• [SHORT TASK]
Transcribe the listing in full, excluding any pictures.

• [DATA PROVIDED]
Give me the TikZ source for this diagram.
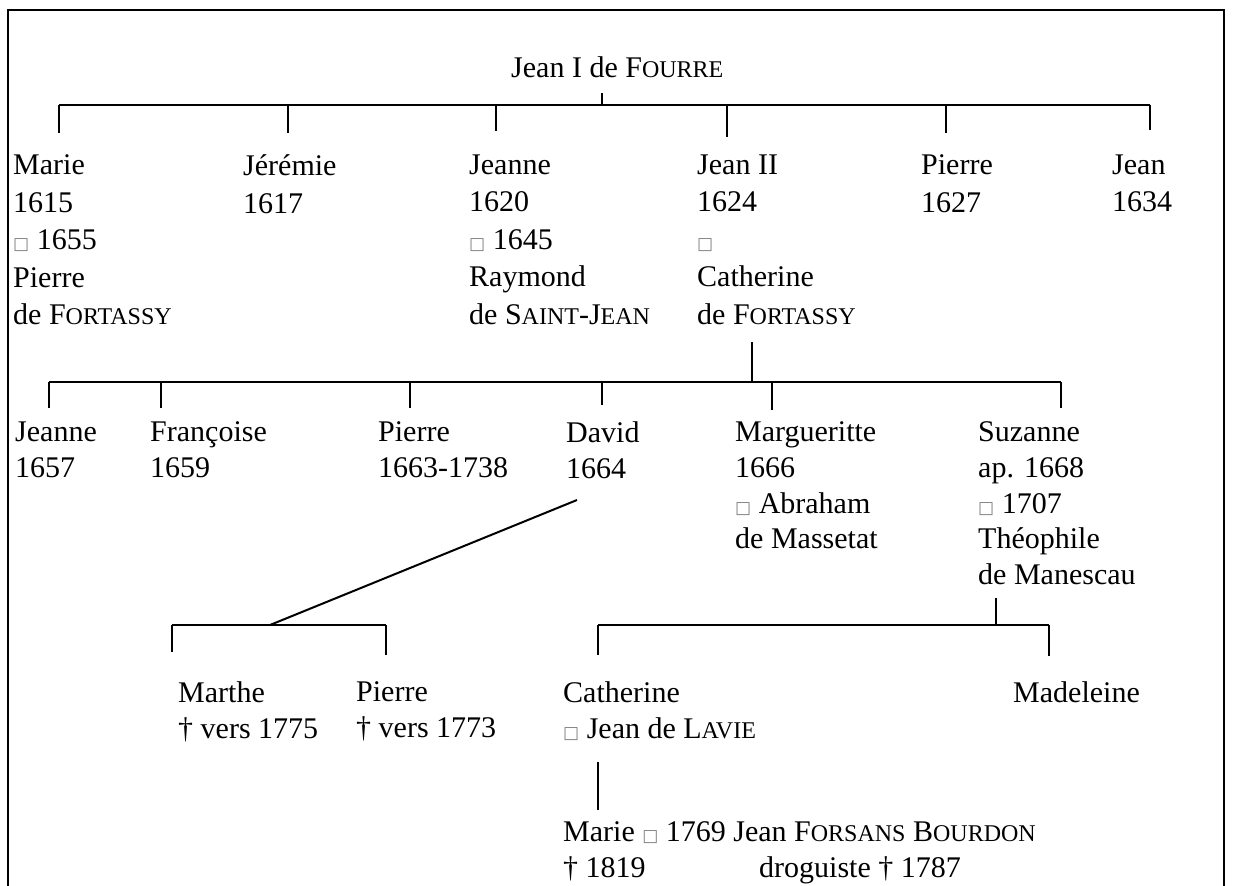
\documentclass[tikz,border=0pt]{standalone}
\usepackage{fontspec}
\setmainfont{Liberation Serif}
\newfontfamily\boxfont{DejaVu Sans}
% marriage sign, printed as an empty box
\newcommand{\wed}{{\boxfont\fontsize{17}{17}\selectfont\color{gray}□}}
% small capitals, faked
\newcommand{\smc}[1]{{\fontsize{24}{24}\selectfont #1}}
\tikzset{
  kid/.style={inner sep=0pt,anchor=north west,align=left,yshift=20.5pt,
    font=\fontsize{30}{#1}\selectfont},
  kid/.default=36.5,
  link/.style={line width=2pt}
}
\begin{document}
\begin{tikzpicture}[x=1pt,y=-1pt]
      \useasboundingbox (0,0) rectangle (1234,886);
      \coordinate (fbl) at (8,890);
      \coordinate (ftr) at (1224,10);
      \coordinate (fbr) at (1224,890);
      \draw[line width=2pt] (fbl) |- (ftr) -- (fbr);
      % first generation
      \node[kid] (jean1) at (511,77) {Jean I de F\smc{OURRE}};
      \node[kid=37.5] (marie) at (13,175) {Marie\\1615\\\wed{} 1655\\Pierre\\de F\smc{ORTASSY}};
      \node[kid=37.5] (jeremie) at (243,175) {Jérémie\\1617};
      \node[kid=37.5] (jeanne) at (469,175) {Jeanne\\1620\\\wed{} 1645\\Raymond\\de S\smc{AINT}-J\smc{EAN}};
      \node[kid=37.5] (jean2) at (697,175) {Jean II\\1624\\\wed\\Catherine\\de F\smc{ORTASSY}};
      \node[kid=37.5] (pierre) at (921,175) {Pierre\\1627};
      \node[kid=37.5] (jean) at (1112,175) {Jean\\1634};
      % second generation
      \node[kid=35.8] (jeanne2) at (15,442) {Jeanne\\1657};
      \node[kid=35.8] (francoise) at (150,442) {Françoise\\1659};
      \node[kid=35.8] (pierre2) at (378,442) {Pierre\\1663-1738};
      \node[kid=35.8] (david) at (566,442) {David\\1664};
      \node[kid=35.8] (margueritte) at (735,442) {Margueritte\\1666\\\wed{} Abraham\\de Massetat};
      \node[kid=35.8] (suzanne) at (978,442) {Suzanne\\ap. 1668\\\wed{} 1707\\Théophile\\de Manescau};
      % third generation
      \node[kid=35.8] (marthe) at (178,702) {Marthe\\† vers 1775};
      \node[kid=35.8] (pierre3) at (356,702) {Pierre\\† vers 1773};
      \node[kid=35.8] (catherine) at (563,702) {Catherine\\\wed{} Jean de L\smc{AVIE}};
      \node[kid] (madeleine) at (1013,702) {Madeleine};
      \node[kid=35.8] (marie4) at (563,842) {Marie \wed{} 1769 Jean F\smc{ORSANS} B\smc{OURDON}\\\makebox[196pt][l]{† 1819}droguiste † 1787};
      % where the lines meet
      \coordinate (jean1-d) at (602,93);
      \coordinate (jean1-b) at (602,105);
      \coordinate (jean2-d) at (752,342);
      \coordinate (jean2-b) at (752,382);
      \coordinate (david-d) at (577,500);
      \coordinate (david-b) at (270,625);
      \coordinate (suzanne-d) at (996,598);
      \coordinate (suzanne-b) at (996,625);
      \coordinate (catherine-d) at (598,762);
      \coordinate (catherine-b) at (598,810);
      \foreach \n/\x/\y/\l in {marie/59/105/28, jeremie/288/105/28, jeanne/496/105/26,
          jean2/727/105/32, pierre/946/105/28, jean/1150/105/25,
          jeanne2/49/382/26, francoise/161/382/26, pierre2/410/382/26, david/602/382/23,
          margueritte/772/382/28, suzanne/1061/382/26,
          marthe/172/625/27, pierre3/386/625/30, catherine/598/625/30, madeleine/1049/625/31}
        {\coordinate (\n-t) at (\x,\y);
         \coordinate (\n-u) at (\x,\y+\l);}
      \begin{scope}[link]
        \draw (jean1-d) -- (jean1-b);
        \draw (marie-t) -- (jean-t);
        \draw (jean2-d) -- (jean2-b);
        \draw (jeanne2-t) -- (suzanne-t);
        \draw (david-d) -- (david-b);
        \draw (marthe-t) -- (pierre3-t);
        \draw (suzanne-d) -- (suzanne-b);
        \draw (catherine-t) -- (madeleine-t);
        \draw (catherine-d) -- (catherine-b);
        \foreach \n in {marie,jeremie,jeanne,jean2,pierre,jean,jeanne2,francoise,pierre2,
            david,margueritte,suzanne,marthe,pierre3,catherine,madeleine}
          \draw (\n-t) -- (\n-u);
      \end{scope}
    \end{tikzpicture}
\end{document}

• [EXERCISE RESULT]
Give me the TikZ source for this diagram.
\documentclass[tikz,border=0pt]{standalone}
\usepackage{fontspec}
\setmainfont{Liberation Serif}
\newfontfamily\boxfont{DejaVu Sans}
% marriage sign, printed as an empty box
\newcommand{\wed}{{\boxfont\fontsize{17}{17}\selectfont\color{gray}□}}
% small capitals, faked
\newcommand{\smc}[1]{{\fontsize{24}{24}\selectfont #1}}
\tikzset{
  kid/.style={inner sep=0pt,anchor=north west,align=left,yshift=20.5pt,
    font=\fontsize{30}{#1}\selectfont},
  kid/.default=36.5,
  link/.style={line width=2pt}
}
\begin{document}
\begin{tikzpicture}[x=1pt,y=-1pt]
      \useasboundingbox (0,0) rectangle (1234,886);
      \coordinate (fbl) at (8,890);
      \coordinate (ftr) at (1224,10);
      \coordinate (fbr) at (1224,890);
      \draw[line width=2pt] (fbl) |- (ftr) -- (fbr);
      % first generation
      \node[kid] (jean1) at (511,77) {Jean I de F\smc{OURRE}};
      \node[kid=37.5] (marie) at (13,175) {Marie\\1615\\\wed{} 1655\\Pierre\\de F\smc{ORTASSY}};
      \node[kid=37.5] (jeremie) at (243,175) {Jérémie\\1617};
      \node[kid=37.5] (jeanne) at (469,175) {Jeanne\\1620\\\wed{} 1645\\Raymond\\de S\smc{AINT}-J\smc{EAN}};
      \node[kid=37.5] (jean2) at (697,175) {Jean II\\1624\\\wed\\Catherine\\de F\smc{ORTASSY}};
      \node[kid=37.5] (pierre) at (921,175) {Pierre\\1627};
      \node[kid=37.5] (jean) at (1112,175) {Jean\\1634};
      % second generation
      \node[kid=35.8] (jeanne2) at (15,442) {Jeanne\\1657};
      \node[kid=35.8] (francoise) at (150,442) {Françoise\\1659};
      \node[kid=35.8] (pierre2) at (378,442) {Pierre\\1663-1738};
      \node[kid=35.8] (david) at (566,442) {David\\1664};
      \node[kid=35.8] (margueritte) at (735,442) {Margueritte\\1666\\\wed{} Abraham\\de Massetat};
      \node[kid=35.8] (suzanne) at (978,442) {Suzanne\\ap. 1668\\\wed{} 1707\\Théophile\\de Manescau};
      % third generation
      \node[kid=35.8] (marthe) at (178,702) {Marthe\\† vers 1775};
      \node[kid=35.8] (pierre3) at (356,702) {Pierre\\† vers 1773};
      \node[kid=35.8] (catherine) at (563,702) {Catherine\\\wed{} Jean de L\smc{AVIE}};
      \node[kid] (madeleine) at (1013,702) {Madeleine};
      \node[kid=35.8] (marie4) at (563,842) {Marie \wed{} 1769 Jean F\smc{ORSANS} B\smc{OURDON}\\\makebox[196pt][l]{† 1819}droguiste † 1787};
      % where the lines meet
      \coordinate (jean1-d) at (602,93);
      \coordinate (jean1-b) at (602,105);
      \coordinate (jean2-d) at (752,342);
      \coordinate (jean2-b) at (752,382);
      \coordinate (david-d) at (577,500);
      \coordinate (david-b) at (270,625);
      \coordinate (suzanne-d) at (996,598);
      \coordinate (suzanne-b) at (996,625);
      \coordinate (catherine-d) at (598,762);
      \coordinate (catherine-b) at (598,810);
      \foreach \n/\x/\y/\l in {marie/59/105/28, jeremie/288/105/28, jeanne/496/105/26,
          jean2/727/105/32, pierre/946/105/28, jean/1150/105/25,
          jeanne2/49/382/26, francoise/161/382/26, pierre2/410/382/26, david/602/382/23,
          margueritte/772/382/28, suzanne/1061/382/26,
          marthe/172/625/27, pierre3/386/625/30, catherine/598/625/30, madeleine/1049/625/31}
        {\coordinate (\n-t) at (\x,\y);
         \coordinate (\n-u) at (\x,\y+\l);}
      \begin{scope}[link]
        \draw (jean1-d) -- (jean1-b);
        \draw (marie-t) -- (jean-t);
        \draw (jean2-d) -- (jean2-b);
        \draw (jeanne2-t) -- (suzanne-t);
        \draw (david-d) -- (david-b);
        \draw (marthe-t) -- (pierre3-t);
        \draw (suzanne-d) -- (suzanne-b);
        \draw (catherine-t) -- (madeleine-t);
        \draw (catherine-d) -- (catherine-b);
        \foreach \n in {marie,jeremie,jeanne,jean2,pierre,jean,jeanne2,francoise,pierre2,
            david,margueritte,suzanne,marthe,pierre3,catherine,madeleine}
          \draw (\n-t) -- (\n-u);
      \end{scope}
    \end{tikzpicture}
\end{document}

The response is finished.